Treasury rejected this request in the final rules, which narrow exclusive apportionment to calculating foreign tax credit limits under Section 904.
Even though this result is disappointing, it does allow for a more streamlined calculation approach, according to Enrica Ma, a partner at McDermott Will & Emery LLP. If exclusive apportionment were allowed for FDII, she said, companies would need to run parallel computations: one for FDII and one for Section 904.
"It's very hard to see how you can intertwine the two things in one computation," she said. "You have built-in assumptions in different steps … and I think those could be manipulated."
In the final rules, Treasury said adopting R&E apportionment solely to increase the amount of deductible FDII "would be inconsistent with the United States position … that the FDII regime is not intended to provide a tax inducement to shifting activities or income." The regime was designed to neutralize whether income is earned domestically or through a controlled foreign corporation, or CFC — a position the U.S. has stated before the OECD's Forum on Harmful Tax Practices, Treasury said.
The original FDII provision was met with criticism shortly after it was enacted, including claims from a European Commission official that the measure may violate global trade rules.
Given the U.S. position with the OECD and the general global pushback regarding the FDII regime, this rule wasn't entirely surprising, according to Jamison Sites, a senior manager at RSM US LLP.
"Absent this rule, there could arguably be a distortion between the treatment of R&E expenditures of a domestic corporation compared to a CFC," he said. "Treasury has been careful to make sure FDII is not seen as a tax incentive for moving activities and income."

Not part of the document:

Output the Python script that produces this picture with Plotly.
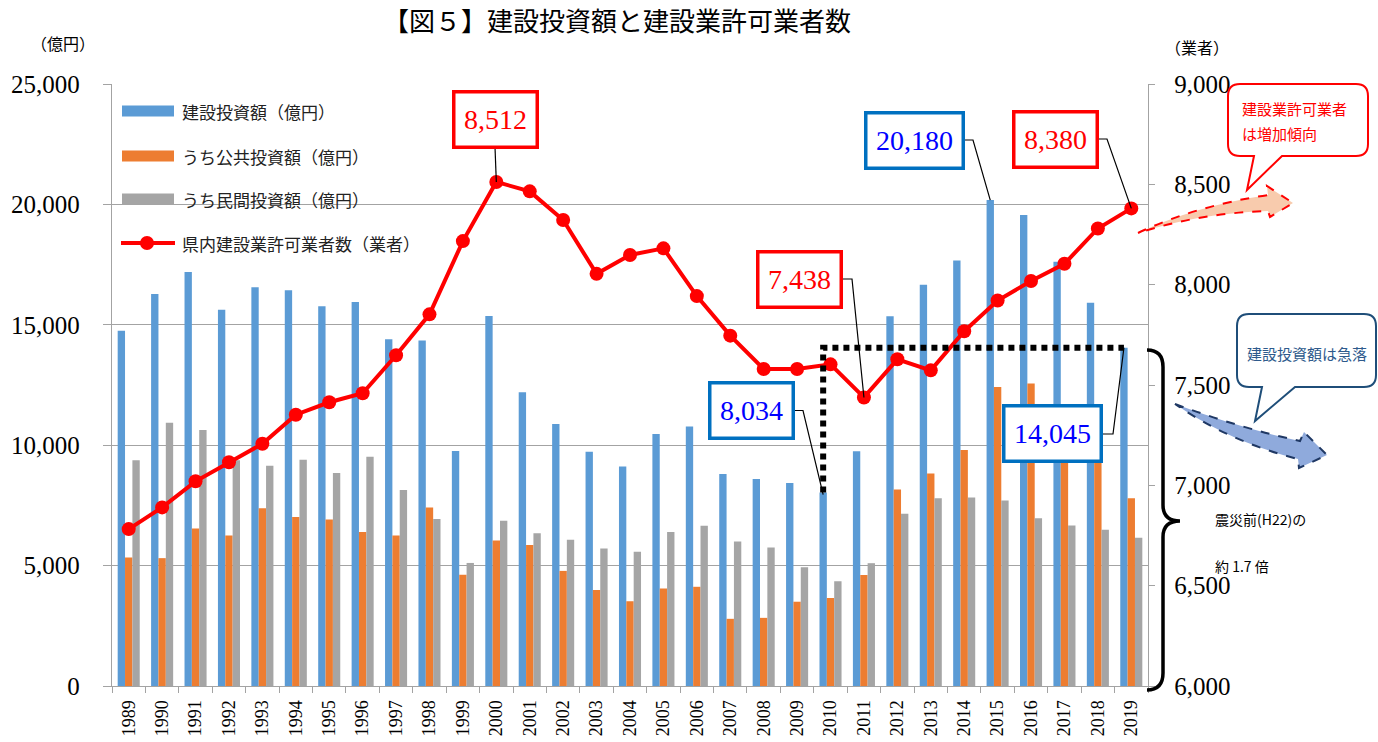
import plotly.graph_objects as go

# ---------------- data ----------------
years = [str(y) for y in range(1989, 2020)]

invest_total = [14750, 16280, 17190, 15630, 16560, 16430, 15770, 15950, 14400, 14350,
                9760, 15370, 12200, 10880, 9730, 9120, 10460, 10780, 8800, 8600,
                8430, 8034, 9750, 15350, 16660, 17670, 20180, 19560, 17620, 15920, 14045]

invest_public = [5340, 5310, 6540, 6250, 7380, 7020, 6910, 6400, 6250, 7410,
                 4620, 6040, 5860, 4780, 3990, 3520, 4050, 4120, 2790, 2830,
                 3500, 3650, 4610, 8160, 8820, 9800, 12420, 12560, 10950, 9430, 7800]

invest_private = [9370, 10930, 10630, 9370, 9150, 9400, 8850, 9520, 8140, 6940,
                  5110, 6860, 6340, 6070, 5710, 5580, 6400, 6650, 6000, 5750,
                  4930, 4350, 5100, 7150, 7800, 7830, 7700, 6970, 6670, 6490, 6160]

permit_count = [6782, 6890, 7020, 7115, 7207, 7352, 7414, 7459, 7648, 7852,
                8217, 8512, 8465, 8322, 8054, 8148, 8181, 7943, 7746, 7580,
                7580, 7603, 7438, 7628, 7573, 7768, 7921, 8018, 8104, 8280, 8380]

series_names = ["建設投資額（億円）", "うち公共投資額（億円）", "うち民間投資額（億円）", "県内建設業許可業者数（業者）"]
colors = ["#5B9BD5", "#ED7D31", "#A5A5A5", "#FF0000"]

# ---------------- geometry ----------------
W, H = 1378, 742
X0, X1, Y0, Y1 = 112, 1148, 84, 686
N = len(years)
CAT = (X1 - X0) / N
BARGAP = 0.34
BW = CAT * (1 - BARGAP) / 3
YL = [0, 25000]
YR = [6000, 9000]


def px(x):
    return (x - X0) / (X1 - X0)


def py(y):
    return (Y1 - y) / (Y1 - Y0)


def P(x, y):
    return f"{px(x):.5f},{py(y):.5f}"


def cat_x(i, off=0.0):
    return X0 + (i + 0.5) * CAT + off


def yl(v):
    return Y1 - (v - YL[0]) / (YL[1] - YL[0]) * (Y1 - Y0)


def yr(v):
    return Y1 - (v - YR[0]) / (YR[1] - YR[0]) * (Y1 - Y0)


SERIF = "Liberation Serif, DejaVu Serif, serif"
SANS = "Noto Sans CJK JP, Noto Sans, sans-serif"
GRID = "#A3A3A3"

fig = go.Figure()
for vals, name, col in zip([invest_total, invest_public, invest_private], series_names[:3], colors[:3]):
    fig.add_trace(go.Bar(x=years, y=vals, name=name, marker=dict(color=col, line=dict(width=0)),
                         yaxis="y"))
fig.add_trace(go.Scatter(x=years, y=permit_count, name=series_names[3], yaxis="y2",
                         mode="lines+markers", line=dict(color=colors[3], width=4),
                         marker=dict(color=colors[3], size=14)))

fig.update_layout(
    width=W, height=H,
    margin=dict(l=X0, r=W - X1, t=Y0, b=H - Y1, autoexpand=False),
    paper_bgcolor="white", plot_bgcolor="white",
    showlegend=False,
    barmode="group", bargap=BARGAP, bargroupgap=0,
    title=dict(text="【図５】建設投資額と建設業許可業者数", x=617 / W, xanchor="center",
               y=1 - 22 / H, yanchor="middle", font=dict(family=SANS, size=26, color="black")),
    xaxis=dict(type="category", range=[-0.5, N - 0.5], showline=True, linecolor=GRID, linewidth=1.3,
               ticks="outside", tickson="boundaries", ticklen=6, tickcolor=GRID,
               tickangle=-90, tickfont=dict(family=SERIF, size=18, color="black"),
               showgrid=False, zeroline=False, ticklabelstandoff=6),
    yaxis=dict(range=YL, dtick=5000, tickformat=",", showgrid=True, gridcolor=GRID, gridwidth=1.3,
               showline=True, linecolor=GRID, linewidth=1.3, ticks="outside", ticklen=8,
               tickcolor=GRID, tickfont=dict(family=SERIF, size=25, color="black"),
               zeroline=False, ticklabelstandoff=18),
    yaxis2=dict(range=YR, dtick=500, tickformat=",", overlaying="y", side="right",
                showgrid=False, showline=True, linecolor=GRID, linewidth=1.3, ticks="outside",
                ticklen=6, tickcolor=GRID, tickfont=dict(family=SERIF, size=25, color="black"),
                zeroline=False, ticklabelstandoff=14),
)

shapes = []
annots = []

# axis unit labels
annots.append(dict(xref="paper", yref="paper", x=px(63), y=py(43), text="（億円）", showarrow=False,
                   font=dict(family=SANS, size=16, color="black"), xanchor="center", yanchor="middle"))
annots.append(dict(xref="paper", yref="paper", x=px(1197), y=py(47), text="（業者）", showarrow=False,
                   font=dict(family=SANS, size=16, color="black"), xanchor="center", yanchor="middle"))

# custom legend
leg_y = [111, 156, 199, 243]
for k in range(3):
    shapes.append(dict(type="rect", xref="paper", yref="paper", x0=px(122), x1=px(174),
                       y0=py(leg_y[k] - 5.5), y1=py(leg_y[k] + 5.5), fillcolor=colors[k],
                       line=dict(width=0)))
shapes.append(dict(type="line", xref="paper", yref="paper", x0=px(121), x1=px(175),
                   y0=py(leg_y[3]), y1=py(leg_y[3]), line=dict(color=colors[3], width=4)))
shapes.append(dict(type="circle", xref="paper", yref="paper", x0=px(140), x1=px(154),
                   y0=py(leg_y[3] - 7), y1=py(leg_y[3] + 7), fillcolor=colors[3],
                   line=dict(width=0)))
for k in range(4):
    annots.append(dict(xref="paper", yref="paper", x=px(180), y=py(leg_y[k]), text=series_names[k],
                       showarrow=False, xanchor="left", yanchor="middle",
                       font=dict(family=SANS, size=17, color="#222222")))

# dotted comparison line 2010 -> 2019
i10, i19 = years.index("2010"), years.index("2019")
shapes.append(dict(type="path", xref="paper", yref="paper",
                   path=f"M {P(cat_x(i10, -BW), yl(invest_total[i10]))} L {P(cat_x(i10, -BW), yl(invest_total[i19]))} "
                        f"L {P(cat_x(i19, -BW), yl(invest_total[i19]))}",
                   line=dict(color="black", width=6, dash="6px,5px")))


# value label boxes with leader lines
def label(text, cx, cy, w, color, border, leader):
    annots.append(dict(xref="paper", yref="paper", x=px(cx), y=py(cy), text=text, showarrow=False,
                       xanchor="center", yanchor="middle", width=w, height=46, borderpad=3,
                       bordercolor=border, borderwidth=3.5, bgcolor="white",
                       font=dict(family=SERIF, size=28, color=color)))
    pts = " L ".join(P(a, b) for a, b in leader)
    shapes.append(dict(type="path", xref="paper", yref="paper", path="M " + pts,
                       line=dict(color="black", width=1.2), layer="above"))


i00 = years.index("2000")
label(f"{permit_count[i00]:,}", 495, 119.5, 74, "#FF0000", "#FF0000",
      [(495, 147), (cat_x(i00), yr(permit_count[i00]))])
i11 = years.index("2011")
label(f"{permit_count[i11]:,}", 799.5, 279.5, 74, "#FF0000", "#FF0000",
      [(841, 279), (852, 279), (cat_x(i11), yr(permit_count[i11]))])
label(f"{invest_total[i10]:,}", 751, 410.5, 74, "#0000FF", "#0070C0",
      [(793, 410.5), (803, 410.5), (cat_x(i10, -BW), yl(invest_total[i10]) + 2)])
i15 = years.index("2015")
label(f"{invest_total[i15]:,}", 914, 140.5, 88, "#0000FF", "#0070C0",
      [(963, 140), (973, 140), (cat_x(i15, -BW), yl(invest_total[i15]))])
label(f"{permit_count[i19]:,}", 1055.5, 139.5, 74, "#FF0000", "#FF0000",
      [(1097, 139), (1107, 139), (cat_x(i19), yr(permit_count[i19]))])
label(f"{invest_total[i19]:,}", 1052.5, 434, 88, "#0000FF", "#0070C0",
      [(1102, 434), (1113, 434), (cat_x(i19, -BW), yl(invest_total[i19]))])

# curly brace
brace = (f"M {P(1147, 350)} Q {P(1163, 350)} {P(1163, 367)} L {P(1163, 505)} "
         f"Q {P(1163, 521)} {P(1180, 521)} Q {P(1163, 521)} {P(1163, 537)} "
         f"L {P(1163, 673)} Q {P(1163, 690)} {P(1147, 690)}")
shapes.append(dict(type="path", xref="paper", yref="paper", path=brace,
                   line=dict(color="black", width=3.5)))
annots.append(dict(xref="paper", yref="paper", x=px(1213), y=py(519), text="震災前(H22)の",
                   showarrow=False, xanchor="left", yanchor="middle",
                   font=dict(family=SANS, size=14, color="black")))
annots.append(dict(xref="paper", yref="paper", x=px(1213), y=py(566), text="約 1.7 倍",
                   showarrow=False, xanchor="left", yanchor="middle",
                   font=dict(family=SANS, size=14, color="black")))

# red arrow + callout
red_arrow = (f"M {P(1138, 233)} Q {P(1195, 206)} {P(1268, 195)} L {P(1267, 186)} L {P(1293, 203)} "
             f"L {P(1270, 217)} L {P(1268, 211)} Q {P(1200, 213)} {P(1138, 233)} Z")
shapes.append(dict(type="path", xref="paper", yref="paper", path=red_arrow, fillcolor="#F8CBAD",
                   line=dict(color="#FF0000", width=2, dash="dash")))
red_call = (f"M {P(1240, 84)} L {P(1356, 84)} Q {P(1368, 84)} {P(1368, 96)} L {P(1368, 144)} "
            f"Q {P(1368, 156)} {P(1356, 156)} L {P(1282, 156)} L {P(1247, 190)} L {P(1254, 156)} "
            f"L {P(1240, 156)} Q {P(1228, 156)} {P(1228, 144)} L {P(1228, 96)} Q {P(1228, 84)} {P(1240, 84)} Z")
shapes.append(dict(type="path", xref="paper", yref="paper", path=red_call, fillcolor="white",
                   line=dict(color="#FF0000", width=2)))
annots.append(dict(xref="paper", yref="paper", x=px(1240), y=py(108), text="建設業許可業者",
                   showarrow=False, xanchor="left", yanchor="middle",
                   font=dict(family=SANS, size=15, color="#FF0000")))
annots.append(dict(xref="paper", yref="paper", x=px(1240), y=py(133), text="は増加傾向",
                   showarrow=False, xanchor="left", yanchor="middle",
                   font=dict(family=SANS, size=15, color="#FF0000")))

# blue arrow + callout
blue_arrow = (f"M {P(1175, 404)} Q {P(1240, 428)} {P(1300, 441)} L {P(1304, 432)} L {P(1327, 455)} "
              f"L {P(1299, 468)} L {P(1298, 459)} Q {P(1230, 442)} {P(1175, 404)} Z")
shapes.append(dict(type="path", xref="paper", yref="paper", path=blue_arrow, fillcolor="#8FAADC",
                   line=dict(color="#1F3864", width=2, dash="dash")))
blue_call = (f"M {P(1249, 314)} L {P(1364, 314)} Q {P(1376, 314)} {P(1376, 326)} L {P(1376, 375)} "
             f"Q {P(1376, 387)} {P(1364, 387)} L {P(1295, 387)} L {P(1255, 421)} L {P(1262, 387)} "
             f"L {P(1249, 387)} Q {P(1237, 387)} {P(1237, 375)} L {P(1237, 326)} Q {P(1237, 314)} {P(1249, 314)} Z")
shapes.append(dict(type="path", xref="paper", yref="paper", path=blue_call, fillcolor="white",
                   line=dict(color="#1F4E79", width=2)))
annots.append(dict(xref="paper", yref="paper", x=px(1307), y=py(353), text="建設投資額は急落",
                   showarrow=False, xanchor="center", yanchor="middle",
                   font=dict(family=SANS, size=15, color="#2E5A8C")))

fig.update_layout(shapes=shapes, annotations=annots)

fig.write_html("out.html", config={"displayModeBar": False},
               post_script="document.body.style.margin='0';document.body.style.overflow='hidden';")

In a similar vein, Kirkland's Kool said Treasury wanted to minimize the extent to which FDII could potentially be viewed as an export subsidy. He noted that in the preamble, Treasury is "saying there's sensitivity there."

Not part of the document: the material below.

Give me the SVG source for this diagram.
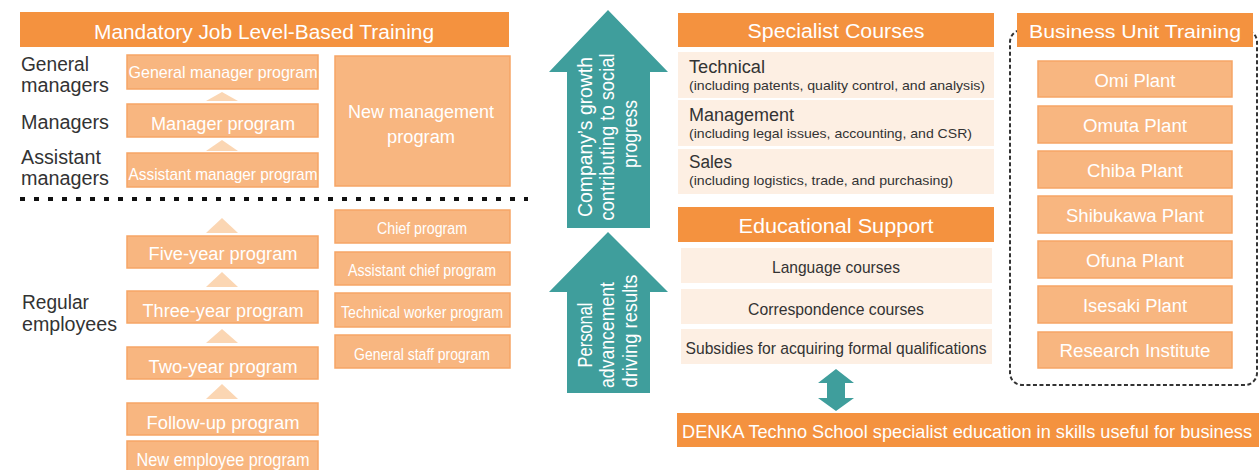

Treasury is taking into account the broader international tax regime, Kool said, including "how it relates to other taxing jurisdictions, and how taxing jurisdictions will view its decisions."
Foreign Tax Redeterminations
In terms of administrative relief, companies likely found the final rules lacking for situations in which they need to alert the Internal Revenue Service about changes to their tax liabilities — a procedure that became more complicated after the TCJA was enacted.
Before the tax overhaul, foreign tax credits became available when companies distributed offshore earnings from multiyear pools. If a corporate taxpayer redetermined its foreign tax payment after filing its return with the IRS — following an offshore audit, for example — the company could turn to the pooling system to account for this change.
The TCJA's repeal of this pooling regime means that companies with foreign tax redeterminations must file amended returns in a process Treasury outlined in the proposed regulations from December. During a hearing on the proposed rules in May, practitioners asked for more flexibility, citing the administrative burden of filing amended returns.
The final rules rejected comments asking for changes to the notification procedure, including requests for a de minimis threshold. Treasury noted that IRC Section 905 , as amended by the TCJA, "mandates retroactive adjustments to U.S. tax liability when foreign taxes claimed as credits are redetermined."
As Sites saw it, "many of us were hoping that Treasury could find a way to provide some administrative relief, but ultimately it appears the statutory language of 905 was too restrictive."
He added that Treasury "did leave some room for hope" by stating it will continue to evaluate whether new forms or streamlined processes can be developed.